DESCRIPTION OF THE TASK: Make an exact copy of the lines, leaving the pictures out.

DATASET EXTRACT:
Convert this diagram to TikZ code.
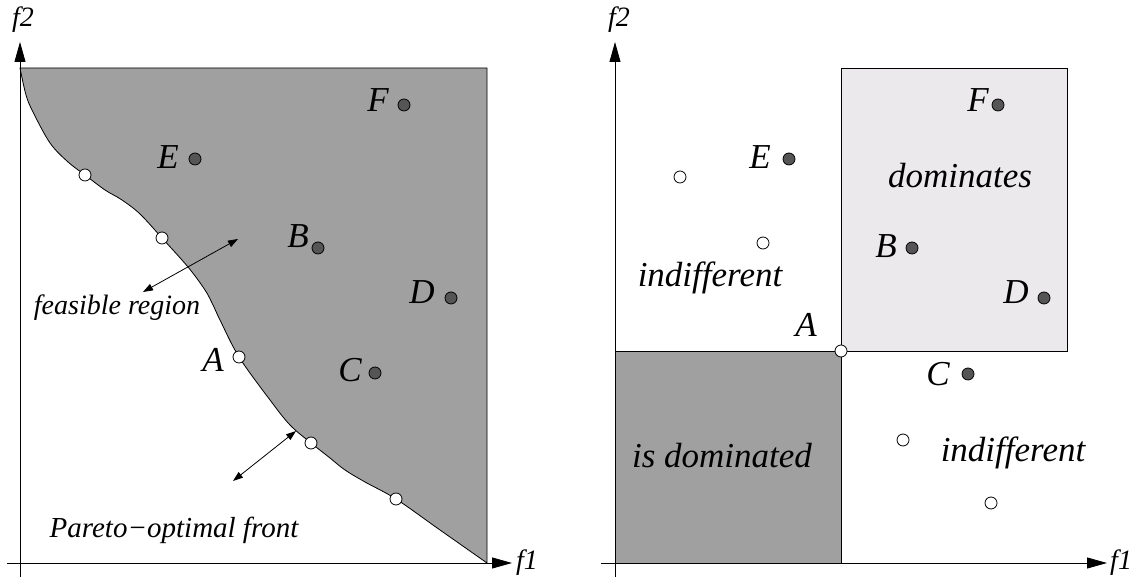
\documentclass[tikz,border=0pt]{standalone}
\usepackage{fontspec}
\setmainfont{Liberation Serif}
\usetikzlibrary{arrows.meta,positioning}
\definecolor{regiongray}{RGB}{160,160,160}
\definecolor{dotgray}{RGB}{85,85,85}
\definecolor{lightbox}{RGB}{235,233,236}

\begin{document}
\begin{tikzpicture}[x=1pt,y=1pt,
    axis/.style={-{Triangle[length=20pt,width=11pt]}, line width=0.8pt},
    dbl/.style={{Triangle[length=10pt,width=7pt]}-{Triangle[length=10pt,width=7pt]},
               line width=0.8pt},
    sol/.style={circle, draw, line width=0.8pt, fill=dotgray, minimum size=12pt,
               inner sep=0pt},
    opt/.style={circle, draw, line width=0.8pt, fill=white, minimum size=12pt,
               inner sep=0pt},
    lbl/.style={font=\fontsize{35}{40}\selectfont\itshape, inner sep=0pt},
    small/.style={font=\fontsize{28}{32}\selectfont\itshape, inner sep=0pt},
    axlbl/.style={font=\fontsize{28}{32}\selectfont\itshape, inner sep=0pt}]
    \useasboundingbox (0,0) rectangle (1137,577);

    % ---------------- left panel: feasible region ----------------
    \filldraw[fill=regiongray, line width=0.8pt]
      plot[smooth, tension=0.55] coordinates {(20,509) (26,482) (33,465) (50,434)
        (68,415) (85,402) (105,387) (122,377) (140,363) (162,339) (188,310)
        (205,287) (213,272) (220,257) (239,220) (270,177) (290,152) (311,134)
        (330,119) (345,107) (365,95) (396,78) (440,47) (487,14)}
      -- (487,509) -- cycle;

    % axes
    \coordinate (L-ybot) at (20,0);
    \coordinate (L-ytop) at (20,535);
    \coordinate (L-xbeg) at (7,14);
    \coordinate (L-xend) at (512,14);
    \draw[axis] (L-ybot) -- (L-ytop);
    \draw[axis] (L-xbeg) -- (L-xend);
    \node[axlbl] (L-f2) at (23,557) {f2};
    \node[axlbl, anchor=west] (L-f1) at (516,14) {f1};

    % Pareto-optimal solutions on the front
    \node[opt] (L-p1) at (85,402) {};
    \node[opt] (L-p2) at (162,339) {};
    \node[opt] (L-A)  at (239,220) {};
    \node[opt] (L-p4) at (311,134) {};
    \node[opt] (L-p5) at (396,78) {};

    % other solutions
    \node[sol] (L-F) at (404,472) {};
    \node[sol] (L-E) at (195,418) {};
    \node[sol] (L-B) at (318,329) {};
    \node[sol] (L-D) at (451,279) {};
    \node[sol] (L-C) at (375,204) {};

    \node[lbl] (L-Flbl) at (378,477) {F};
    \node[lbl] (L-Elbl) at (168,420) {E};
    \node[lbl] (L-Blbl) at (298,341) {B};
    \node[lbl] (L-Dlbl) at (422,285) {D};
    \node[lbl] (L-Clbl) at (350,207) {C};
    \node[lbl] (L-Albl) at (213,217) {A};

    % annotations
    \node[small, anchor=base] (feas) at (117,262) {feasible region};
    \coordinate (feas-a) at (143,285);
    \coordinate (feas-b) at (238,338);
    \draw[dbl] (feas-a) -- (feas-b);

    \node[small, anchor=base, font=\fontsize{29}{33}\selectfont\itshape]
      (front) at (174,39) {Pareto−optimal front};
    \coordinate (front-a) at (233,96);
    \coordinate (front-b) at (296,146);
    \draw[dbl] (front-a) -- (front-b);

    % ---------------- right panel: dominance around A ----------------
    \filldraw[fill=regiongray, line width=0.8pt] (615,14) rectangle (841,226);
    \filldraw[fill=lightbox, line width=0.8pt] (841,226) rectangle (1067,509);

    % axes
    \coordinate (R-ybot) at (615,0);
    \coordinate (R-ytop) at (615,535);
    \coordinate (R-xbeg) at (601,14);
    \coordinate (R-xend) at (1107,14);
    \draw[axis] (R-ybot) -- (R-ytop);
    \draw[axis] (R-xbeg) -- (R-xend);
    \node[axlbl] (R-f2) at (619,557) {f2};
    \node[axlbl, anchor=west] (R-f1) at (1110,14) {f1};

    % region names
    \node[lbl, anchor=base] (dom)    at (960,389) {dominates};
    \node[lbl, anchor=base] (isdom)  at (722,109) {is dominated};
    \node[lbl, anchor=base] (indL)   at (710,290) {indifferent};
    \node[lbl, anchor=base] (indR)   at (1013,115) {indifferent};

    % solutions
    \node[opt] (R-A) at (841,226) {};
    \node[sol] (R-F) at (998,472) {};
    \node[sol] (R-B) at (912,329) {};
    \node[sol] (R-D) at (1044,279) {};
    \node[sol] (R-E) at (789,418) {};
    \node[sol] (R-C) at (968,203) {};
    \node[opt] (R-q1) at (680,400) {};
    \node[opt] (R-q2) at (763,334) {};
    \node[opt] (R-q3) at (903,137) {};
    \node[opt] (R-q4) at (991,74) {};

    \node[lbl] (R-Albl) at (806,252) {A};
    \node[lbl] (R-Flbl) at (978,477) {F};
    \node[lbl] (R-Blbl) at (886,331) {B};
    \node[lbl] (R-Dlbl) at (1016,285) {D};
    \node[lbl] (R-Elbl) at (760,420) {E};
    \node[lbl] (R-Clbl) at (938,203) {C};
\end{tikzpicture}
\end{document}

EXERCISE SOLUTION:
Convert this diagram to TikZ code.
\documentclass[tikz,border=0pt]{standalone}
\usepackage{fontspec}
\setmainfont{Liberation Serif}
\usetikzlibrary{arrows.meta,positioning}
\definecolor{regiongray}{RGB}{160,160,160}
\definecolor{dotgray}{RGB}{85,85,85}
\definecolor{lightbox}{RGB}{235,233,236}

\begin{document}
\begin{tikzpicture}[x=1pt,y=1pt,
    axis/.style={-{Triangle[length=20pt,width=11pt]}, line width=0.8pt},
    dbl/.style={{Triangle[length=10pt,width=7pt]}-{Triangle[length=10pt,width=7pt]},
               line width=0.8pt},
    sol/.style={circle, draw, line width=0.8pt, fill=dotgray, minimum size=12pt,
               inner sep=0pt},
    opt/.style={circle, draw, line width=0.8pt, fill=white, minimum size=12pt,
               inner sep=0pt},
    lbl/.style={font=\fontsize{35}{40}\selectfont\itshape, inner sep=0pt},
    small/.style={font=\fontsize{28}{32}\selectfont\itshape, inner sep=0pt},
    axlbl/.style={font=\fontsize{28}{32}\selectfont\itshape, inner sep=0pt}]
    \useasboundingbox (0,0) rectangle (1137,577);

    % ---------------- left panel: feasible region ----------------
    \filldraw[fill=regiongray, line width=0.8pt]
      plot[smooth, tension=0.55] coordinates {(20,509) (26,482) (33,465) (50,434)
        (68,415) (85,402) (105,387) (122,377) (140,363) (162,339) (188,310)
        (205,287) (213,272) (220,257) (239,220) (270,177) (290,152) (311,134)
        (330,119) (345,107) (365,95) (396,78) (440,47) (487,14)}
      -- (487,509) -- cycle;

    % axes
    \coordinate (L-ybot) at (20,0);
    \coordinate (L-ytop) at (20,535);
    \coordinate (L-xbeg) at (7,14);
    \coordinate (L-xend) at (512,14);
    \draw[axis] (L-ybot) -- (L-ytop);
    \draw[axis] (L-xbeg) -- (L-xend);
    \node[axlbl] (L-f2) at (23,557) {f2};
    \node[axlbl, anchor=west] (L-f1) at (516,14) {f1};

    % Pareto-optimal solutions on the front
    \node[opt] (L-p1) at (85,402) {};
    \node[opt] (L-p2) at (162,339) {};
    \node[opt] (L-A)  at (239,220) {};
    \node[opt] (L-p4) at (311,134) {};
    \node[opt] (L-p5) at (396,78) {};

    % other solutions
    \node[sol] (L-F) at (404,472) {};
    \node[sol] (L-E) at (195,418) {};
    \node[sol] (L-B) at (318,329) {};
    \node[sol] (L-D) at (451,279) {};
    \node[sol] (L-C) at (375,204) {};

    \node[lbl] (L-Flbl) at (378,477) {F};
    \node[lbl] (L-Elbl) at (168,420) {E};
    \node[lbl] (L-Blbl) at (298,341) {B};
    \node[lbl] (L-Dlbl) at (422,285) {D};
    \node[lbl] (L-Clbl) at (350,207) {C};
    \node[lbl] (L-Albl) at (213,217) {A};

    % annotations
    \node[small, anchor=base] (feas) at (117,262) {feasible region};
    \coordinate (feas-a) at (143,285);
    \coordinate (feas-b) at (238,338);
    \draw[dbl] (feas-a) -- (feas-b);

    \node[small, anchor=base, font=\fontsize{29}{33}\selectfont\itshape]
      (front) at (174,39) {Pareto−optimal front};
    \coordinate (front-a) at (233,96);
    \coordinate (front-b) at (296,146);
    \draw[dbl] (front-a) -- (front-b);

    % ---------------- right panel: dominance around A ----------------
    \filldraw[fill=regiongray, line width=0.8pt] (615,14) rectangle (841,226);
    \filldraw[fill=lightbox, line width=0.8pt] (841,226) rectangle (1067,509);

    % axes
    \coordinate (R-ybot) at (615,0);
    \coordinate (R-ytop) at (615,535);
    \coordinate (R-xbeg) at (601,14);
    \coordinate (R-xend) at (1107,14);
    \draw[axis] (R-ybot) -- (R-ytop);
    \draw[axis] (R-xbeg) -- (R-xend);
    \node[axlbl] (R-f2) at (619,557) {f2};
    \node[axlbl, anchor=west] (R-f1) at (1110,14) {f1};

    % region names
    \node[lbl, anchor=base] (dom)    at (960,389) {dominates};
    \node[lbl, anchor=base] (isdom)  at (722,109) {is dominated};
    \node[lbl, anchor=base] (indL)   at (710,290) {indifferent};
    \node[lbl, anchor=base] (indR)   at (1013,115) {indifferent};

    % solutions
    \node[opt] (R-A) at (841,226) {};
    \node[sol] (R-F) at (998,472) {};
    \node[sol] (R-B) at (912,329) {};
    \node[sol] (R-D) at (1044,279) {};
    \node[sol] (R-E) at (789,418) {};
    \node[sol] (R-C) at (968,203) {};
    \node[opt] (R-q1) at (680,400) {};
    \node[opt] (R-q2) at (763,334) {};
    \node[opt] (R-q3) at (903,137) {};
    \node[opt] (R-q4) at (991,74) {};

    \node[lbl] (R-Albl) at (806,252) {A};
    \node[lbl] (R-Flbl) at (978,477) {F};
    \node[lbl] (R-Blbl) at (886,331) {B};
    \node[lbl] (R-Dlbl) at (1016,285) {D};
    \node[lbl] (R-Elbl) at (760,420) {E};
    \node[lbl] (R-Clbl) at (938,203) {C};
\end{tikzpicture}
\end{document}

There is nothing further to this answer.